Correttamente è stata applicata la normativa di cui all'art. 1, comma 2, della legge 20/94, così come modificato dalla legge n. 639 del 1996, vale a dire la prescrizione non può che decorrere dal momento in cui è stato scoperto il danno, stante il doloso occultamento che impedisce evidentemente al creditore di poter avere conoscenza del pregiudizio subito e quindi di far valere il proprio diritto non prima della scoperta degli stessi fatti lesivi dei propri interessi economici.

Nella fattispecie, il danno fu accertato soltanto quando l'Ufficio amministrativo ebbe modo di verificare nell'aprile 1999 un ammanco di circa 35 milioni relativo a rette di ospiti non versate dall'Economa. L'episodio risultante agli atti, relativo al furto avvenuto nel marzo 1999, in relazione al quale la stessa Economa ebbe a versare una somma di denaro inferiore di L. 4.697.800, per ripianare l'ammanco accertato nel primo trimestre 1999, e tutte le conseguenti operazioni di verifica contabile e di accertamento delle irregolarità sin dall'esercizio finanziario del 1992, stanno a dimostrare quel mix di raggiri ed artifici, atti ad impedire la conoscenza dell'illecito da parte dell'Ente creditore, con la conseguente realizzazione concreta dello "occultamento doloso del danno" di cui alla precitata normativa.

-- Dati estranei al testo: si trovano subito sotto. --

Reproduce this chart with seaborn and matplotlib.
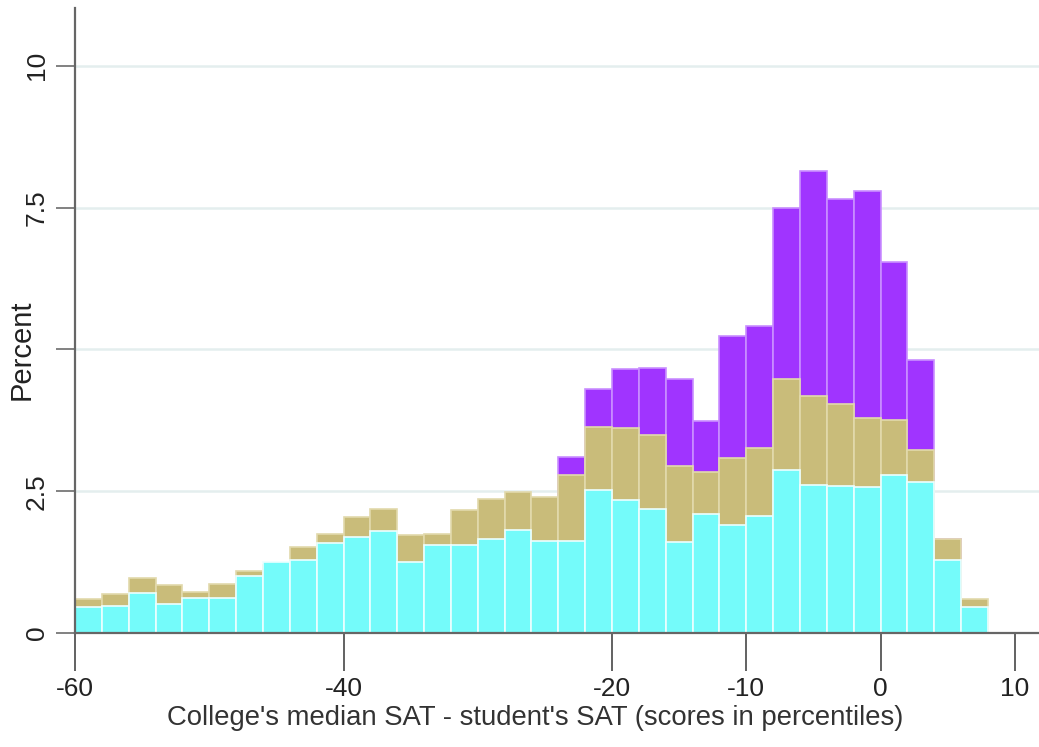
import numpy as np
import pandas as pd
import matplotlib
matplotlib.use("Agg")
import matplotlib.pyplot as plt
import seaborn as sns

# Histogram bins: 2-percentile-wide bins from -60 to 8
bin_edges = list(range(-60, 10, 2))
bin_centers = [e + 1 for e in bin_edges[:-1]]

# Percent of students per bin, one array per group (drawn back to front)
pct_purple = [0, 0, 0, 0, 0, 0, 0, 0, 0, 0, 0, 0, 0, 0, 0, 0, 0, 0,
              3.11, 4.30, 4.66, 4.68, 4.47, 3.74, 5.24, 5.41, 7.49, 8.14,
              7.65, 7.79, 6.54, 4.81, 1.66, 0]
pct_khaki = [0.60, 0.69, 0.97, 0.85, 0.73, 0.87, 1.10, 1.20, 1.52, 1.75,
             2.04, 2.19, 1.73, 1.75, 2.16, 2.37, 2.49, 2.40, 2.78, 3.64,
             3.61, 3.49, 2.94, 2.84, 3.08, 3.26, 4.47, 4.17, 4.04, 3.79,
             3.75, 3.23, 1.66, 0.60]
pct_cyan = [0.46, 0.47, 0.71, 0.52, 0.62, 0.62, 1.01, 1.26, 1.29, 1.58,
            1.69, 1.80, 1.25, 1.55, 1.55, 1.65, 1.81, 1.63, 1.63, 2.53,
            2.34, 2.19, 1.61, 2.10, 1.90, 2.07, 2.87, 2.61, 2.59, 2.58,
            2.78, 2.66, 1.28, 0.45]

x_ticks = [-60, -40, -20, -10, 0, 10]
y_ticks = [0, 2.5, 5, 7.5, 10]
y_tick_labels = ["0", "2.5", "", "7.5", "10"]
x_label = "College's median SAT - student's SAT (scores in percentiles)"
y_label = "Percent"

n = len(bin_centers)
df = pd.DataFrame({
    "diff": bin_centers * 3,
    "pct": pct_purple + pct_khaki + pct_cyan,
    "group": ["purple"] * n + ["khaki"] * n + ["cyan"] * n,
})

styles = [
    ("purple", "#a034ff", "#c98fff"),
    ("khaki", "#c9bc7a", "#e2d9ac"),
    ("cyan", "#74fbfa", "#ecffff"),
]

sns.set_theme(style="white")
plt.rcParams["font.family"] = ["Liberation Sans", "DejaVu Sans"]

fig = plt.figure(figsize=(10.39, 7.47), dpi=100)
ax = fig.add_axes([75 / 1039, (747 - 633) / 747, (1039 - 75) / 1039, (633 - 8) / 747])

for name, face, edge in styles:
    sns.histplot(data=df[df["group"] == name], x="diff", weights="pct",
                 bins=bin_edges, color=face, alpha=1, edgecolor=edge,
                 linewidth=1.2, ax=ax, zorder=3)

ax.set_xlim(-60, 11.8)
ax.set_ylim(0, 11.02)

ax.set_yticks(y_ticks)
ax.set_yticklabels(y_tick_labels, rotation=90, va="center", fontsize=19,
                   color="#222222")
ax.set_xticks(x_ticks)
ax.set_xticklabels([str(t) for t in x_ticks], fontsize=19, color="#222222")

ax.tick_params(axis="x", length=27, width=1.3, color="#555555", pad=5,
               direction="out", bottom=True)
ax.tick_params(axis="y", length=14, width=1.3, color="#777777", pad=5,
               direction="out", left=True)

ax.yaxis.grid(True, color="#e4eeee", linewidth=1.8)
ax.xaxis.grid(False)
ax.set_axisbelow(True)

for side in ("top", "right"):
    ax.spines[side].set_visible(False)
for side in ("left", "bottom"):
    ax.spines[side].set_color("#666666")
    ax.spines[side].set_linewidth(1.6)
    ax.spines[side].set_zorder(5)

ax.set_xlabel(x_label, fontsize=19.8, color="#333333")
ax.xaxis.set_label_coords((535 - 75) / 964, (633 - 705) / 625)
ax.xaxis.label.set_va("top")
ax.set_ylabel(y_label, fontsize=21, color="#222222")
ax.yaxis.set_label_coords((36 - 75) / 964, 5 / 11.02)

fig.savefig("out.png", dpi=100)
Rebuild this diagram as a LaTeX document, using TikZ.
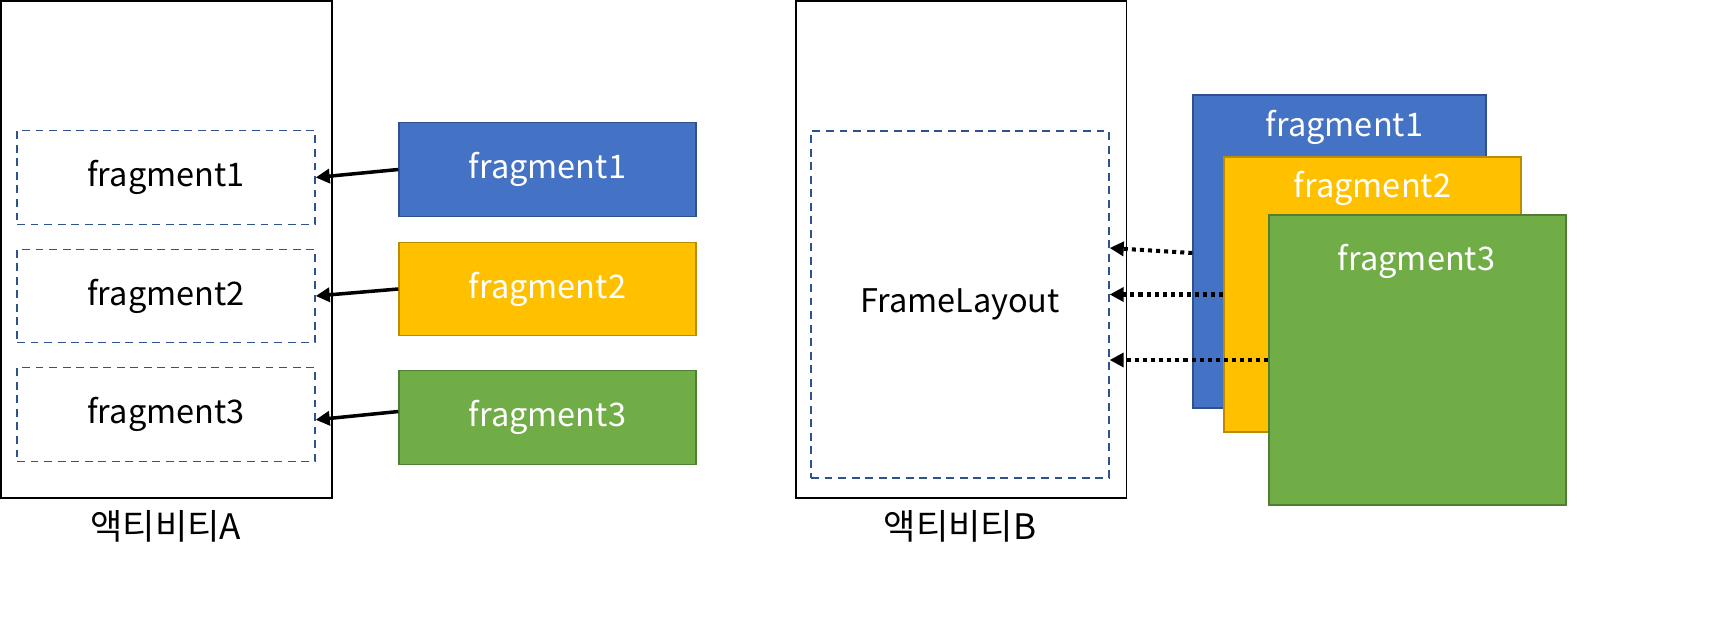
\documentclass[tikz,border=0pt]{standalone}
\usepackage{fontspec}
\setmainfont{Noto Sans CJK KR}
\usetikzlibrary{arrows.meta,calc}
\definecolor{fragblue}{HTML}{4472C4}
\definecolor{fragyellow}{HTML}{FFC000}
\definecolor{fraggreen}{HTML}{70AD47}
\definecolor{edgeblue}{HTML}{2F528F}
\definecolor{edgeyellow}{HTML}{BC8C00}
\definecolor{edgegreen}{HTML}{507E32}
\tikzset{
  activity/.style={draw=black, line width=1.1pt, minimum width=6.62cm, minimum height=9.94cm, inner sep=0pt},
  actname/.style={font=\fontsize{20pt}{24pt}\selectfont, inner sep=0pt},
  holder/.style={draw=edgeblue, line width=0.8pt, dash pattern=on 4.5pt off 3.2pt, minimum width=5.96cm, minimum height=1.87cm, inner sep=0pt},
  fragbox/.style={line width=0.8pt, minimum width=5.94cm, minimum height=1.87cm, inner sep=0pt, text=white},
  fraglabel/.style={anchor=center, text=white, inner sep=0pt},
  push/.style={line width=2pt, -{Triangle[length=8pt,width=8pt]}},
  overlay push/.style={line width=2.3pt, dash pattern=on 2.3pt off 2.3pt, -{Triangle[length=8pt,width=8pt]}}
}
\begin{document}
\begin{tikzpicture}[x=0.02cm, y=-0.02cm, font=\fontsize{18.5pt}{22pt}\selectfont]
    \useasboundingbox (0,0) rectangle (1724,624);
    %% activity A
    \node[activity] (actA) at (166.5,249.5) {};
    \node[actname] (actAname) at (166,526) {액티비티A};
    \node[holder] (ha1) at (166,177.5) {fragment1};
    \node[holder] (ha2) at (166,296) {fragment2};
    \node[holder] (ha3) at (166,414.5) {fragment3};
    \node[fragbox, fill=fragblue, draw=edgeblue] (fa1) at (547.5,169.5) {fragment1};
    \node[fragbox, fill=fragyellow, draw=edgeyellow] (fa2) at (547.5,289) {fragment2};
    \node[fragbox, fill=fraggreen, draw=edgegreen] (fa3) at (547.5,417.5) {fragment3};
    \draw[push] (fa1.west) -- (ha1.east);
    \draw[push] (fa2.west) -- (ha2.east);
    \draw[push] ([yshift=3.4pt]fa3.west) -- ([yshift=-3pt]ha3.east);
    %% activity B
    \node[activity] (actB) at (961,249.5) {};
    \node[actname] (actBname) at (960,526) {액티비티B};
    \node[holder, minimum height=6.94cm] (hb) at (960,304.5) {FrameLayout};
    \node[fragbox, fill=fragblue, draw=edgeblue, minimum width=5.86cm, minimum height=6.26cm] (fb1) at (1339.5,251.5) {};
    \node[fragbox, fill=fragyellow, draw=edgeyellow, minimum height=5.5cm] (fb2) at (1372.5,294.5) {};
    \node[fragbox, fill=fraggreen, draw=edgegreen, minimum height=5.8cm] (fb3) at (1417.5,360) {};
    \node[fraglabel] (fb1name) at ($(fb1.north)+(5,33)$) {fragment1};
    \node[fraglabel] (fb2name) at ($(fb2.north)+(0,32)$) {fragment2};
    \node[fraglabel] (fb3name) at ($(fb3.north)+(-1,47)$) {fragment3};
    \draw[overlay push] ($(fb1.west)+(0,1.5)$) -- ($(hb.east)+(0,-56.5)$);
    \draw[overlay push] (fb2.west) -- (hb.east |- fb2.west);
    \draw[overlay push] (fb3.west) -- (hb.east |- fb3.west);
\end{tikzpicture}
\end{document}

Essendo poi la stessa G. agente contabile di fatto, oltre che di diritto, ai sensi della normativa (art. 44 R.D. 1214/1934 ed anche art. 251-33/1934 n. 383, ora abrogato, nonché artt. 178 e 188 R.D. 23.5.24, n. 827 recanti il regolamento di C.G.S.) aveva l'onere di addurre prove contrarie a quelle esibite dal P.M. e quindi di aver versato tutte le somme direttamente presso il Tesoriere dell'Ente creditore; prove che non sono state fornite, limitandosi l'appellante soltanto ad invocare una eventuale responsabilità del Presidente del Consiglio di Amministrazione e dei Segretari che si sono succeduti nel tempo, nonché di vari impiegati addetti alla contabilità, sul profilo di una omissione di controllo e di verifica tra consistenza di cassa ed effettive entrate dell'Istituto. Tale doglianza non merita accoglimento in quanto, da un lato, vi osta l'occultamento doloso del danno di cui sopra, addebitabile e riferibile specificamente all'appellante e, da un altro lato, anche a voler considerare giuridicamente una responsabilità di tal fatta, questa non può che assurgere nei termini di una responsabilità sussidiaria, tale cioè che, in ogni caso, risulterebbe del tutto inutile ed irrilevante nei confronti della stessa Economa.

Infine, per quanto concerne l'esercizio del potere riduttivo, questo Collegio ritiene che, ricorrendo un'attività particolarmente dolosa dell'appellante, non si possa far luogo ad alcuna riduzione della somma già determinata in prime cure. Va comunque rilevato che la sentenza impugnata, a pag. 13, ha indicato come danno per gli anni 1995-96 L. 260.693.035, anziché L. 230.183.955 e per gli anni 1992-94 L. 142.018.505, anziché L. 104.516.950. Da tale somma così corretta, cioè L. 334.710.905, va poi detratto l'importo di L. 30.499.080 per farmaci e somme a disposizione degli ospiti, per cui in definitiva il danno ammonta a L. 304.211.825, oltre alla rivalutazione ed interessi dalla data di pubblicazione della sentenza di I grado.

P.Q.M.

definitivamente pronunciando, rigetta l'appello proposto dalla sig.ra M. F. G. e per l'effetto conferma la sentenza impugnata, rettificando la somma cui va condannata l'appellante in L. 304.211.825, anziché in L. 372.212.460, oltre alla rivalutazione ed interessi, questi ultimi dalla data di pubblicazione della sentenza di I grado, ed alle spese del presente giudizio che sino al deposito dell'originale di questa sentenza vengono liquidate in € 184,24 (centottantaquattro/24).